S.A. Brown, The Bayeux Tapestry, Bayeux, Médiathèque municipale: Ms. 1 : A Sourcebook (PJML 9)

The Bayeux Tapestry is a late eleventh-century embroidery, 68.5 metres/224 feet long, visualizing events leading up to the Battle of Hastings in 1066 and the subsequent Norman Conquest of England. In the past 300 years, since its rediscovery in Bayeux Cathedral, it has provided fertile ground for the musings, opinions, and investigations of antiquarians, scholars, novelists, journalists, and other interested parties. This volume reconstructs the often turbulent history of this remarkable work of art, and offers a critical analysis and annotated bibliography of the more than 1000 publications which have attempted to answer the many questions it has provoked. Discussions have focused on the origin of the Tapestry – workshop location, patronage, artistic sources, dating, and purpose. The narrative has been interpreted as Norman propaganda by some, as English propaganda by others. Its legitimacy as an historical document has been evaluated, often with contradictory conclusions, and attention has been drawn to its value as a reflection of contemporary life and customs. The Latin inscriptions have been analysed and shown to exhibit both English and French characteristics. Links have been proposed with English and French epic poetry, while recent scholarship has brought literary and communication theories into discussions. Its numerous reproductions, facsimiles, and “spinoffs” attest efforts to make it known to a greater audience, while emphasizing its relevance for modern viewers. It has become the world’s most famous textile.
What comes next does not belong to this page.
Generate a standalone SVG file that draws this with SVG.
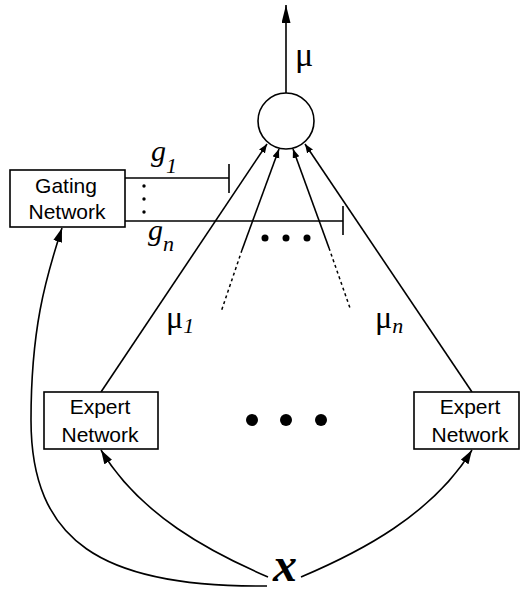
<svg xmlns="http://www.w3.org/2000/svg" width="520" height="592" viewBox="0 0 520 592">
  <style>
    .box { fill: #fff; stroke: #000; stroke-width: 1.6; }
    .ln { fill: none; stroke: #000; stroke-width: 1.6; }
    .dot { fill: none; stroke: #000; stroke-width: 1.5; stroke-dasharray: 3 3; }
    .lbl { font-family: "Liberation Sans", Arial, sans-serif; font-size: 21px; fill: #000; }
    .sym { font-family: "Liberation Serif", "Times New Roman", serif; fill: #000; }
    .it { font-style: italic; }
  </style>
  <defs>
    <marker id="arrow" markerUnits="userSpaceOnUse" markerWidth="16" markerHeight="10" refX="14" refY="4.5" orient="auto">
      <path d="M0,0 L14,4.5 L0,9 z" fill="#000"/>
    </marker>
    <marker id="arrowUp" markerUnits="userSpaceOnUse" markerWidth="20" markerHeight="10" refX="18" refY="4.5" orient="auto">
      <path d="M0,0 L18,4.5 L0,9 z" fill="#000"/>
    </marker>
    <marker id="arrowSmall" markerUnits="userSpaceOnUse" markerWidth="10" markerHeight="8" refX="9" refY="3.5" orient="auto">
      <path d="M0,0 L9,3.5 L0,7 z" fill="#000"/>
    </marker>
  </defs>

  <!-- connectors -->
  <g id="connectors">
    <!-- output -->
    <line class="ln" x1="286" y1="93" x2="286" y2="5" marker-end="url(#arrowUp)"/>
    <!-- expert outputs into the combiner -->
    <line class="ln" x1="101" y1="392" x2="267" y2="144" marker-end="url(#arrowSmall)"/>
    <line class="ln" x1="242" y1="250" x2="279" y2="149" marker-end="url(#arrowSmall)"/>
    <line class="ln" x1="329" y1="248" x2="293" y2="149" marker-end="url(#arrowSmall)"/>
    <line class="ln" x1="472" y1="392" x2="305" y2="144" marker-end="url(#arrowSmall)"/>
    <line class="dot" x1="242" y1="250" x2="221" y2="312"/>
    <line class="dot" x1="329" y1="248" x2="350" y2="308"/>
    <!-- gating outputs -->
    <line class="ln" x1="125" y1="178" x2="229" y2="178"/>
    <line class="ln" x1="229" y1="164" x2="229" y2="193"/>
    <line class="ln" x1="125" y1="221" x2="343" y2="221"/>
    <line class="ln" x1="343" y1="206" x2="343" y2="235"/>
    <!-- input x to the networks -->
    <path class="ln" d="M268,577 C210,552 140,515 101,450" marker-end="url(#arrow)"/>
    <path class="ln" d="M301,577 C360,552 432,515 472,450" marker-end="url(#arrow)"/>
    <path class="ln" d="M267,586 C100,588 31,540 31,420 C31,330 45,280 62,228" marker-end="url(#arrow)"/>
  </g>

  <!-- ellipsis marks -->
  <g id="ellipses" fill="#000">
    <circle cx="144" cy="186" r="1.7"/>
    <circle cx="144" cy="199" r="1.7"/>
    <circle cx="144" cy="212" r="1.7"/>
    <circle cx="265" cy="238" r="3.5"/>
    <circle cx="286" cy="238" r="3.5"/>
    <circle cx="307" cy="238" r="3.5"/>
    <circle cx="252" cy="420" r="6"/>
    <circle cx="286" cy="420" r="6"/>
    <circle cx="321" cy="420" r="6"/>
  </g>

  <g id="combiner">
    <circle class="box" cx="286" cy="121" r="28"/>
  </g>

  <g id="gating">
    <rect class="box" x="10" y="170" width="115" height="57"/>
    <text class="lbl" x="66" y="193" text-anchor="middle">Gating</text>
    <text class="lbl" x="67" y="219" text-anchor="middle">Network</text>
  </g>

  <g id="expert1">
    <rect class="box" x="44" y="392" width="114" height="57"/>
    <text class="lbl" x="100" y="414" text-anchor="middle">Expert</text>
    <text class="lbl" x="100" y="442" text-anchor="middle">Network</text>
  </g>

  <g id="expertN">
    <rect class="box" x="414" y="392" width="105" height="57"/>
    <text class="lbl" x="470" y="414" text-anchor="middle">Expert</text>
    <text class="lbl" x="470" y="442" text-anchor="middle">Network</text>
  </g>

  <!-- symbols -->
  <g id="labels">
    <text class="sym" x="295" y="66" font-size="34">μ</text>
    <text class="sym it" x="151" y="161" font-size="30">g<tspan font-size="22" y="173">1</tspan></text>
    <text class="sym it" x="148" y="240" font-size="30">g<tspan font-size="22" y="251">n</tspan></text>
    <text class="sym" x="166" y="328" font-size="32">μ<tspan class="it" font-size="22" y="333">1</tspan></text>
    <text class="sym" x="375" y="328" font-size="32">μ<tspan class="it" font-size="22" y="333">n</tspan></text>
    <text class="sym it" x="273" y="581" font-size="48" font-weight="bold">x</text>
  </g>
</svg>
Shirley Ann Brown is Professor Emerita of Art History at York University, Toronto. She has published bibliographies and numerous studies of the Bayeux Tapestry, both in the context of medieval art and culture and concerning its appropriation as nationalistic propaganda in the nineteenth and twentieth centuries. She is also Founding Director of the Registry of Stained Glass Windows in Canada (RSGC).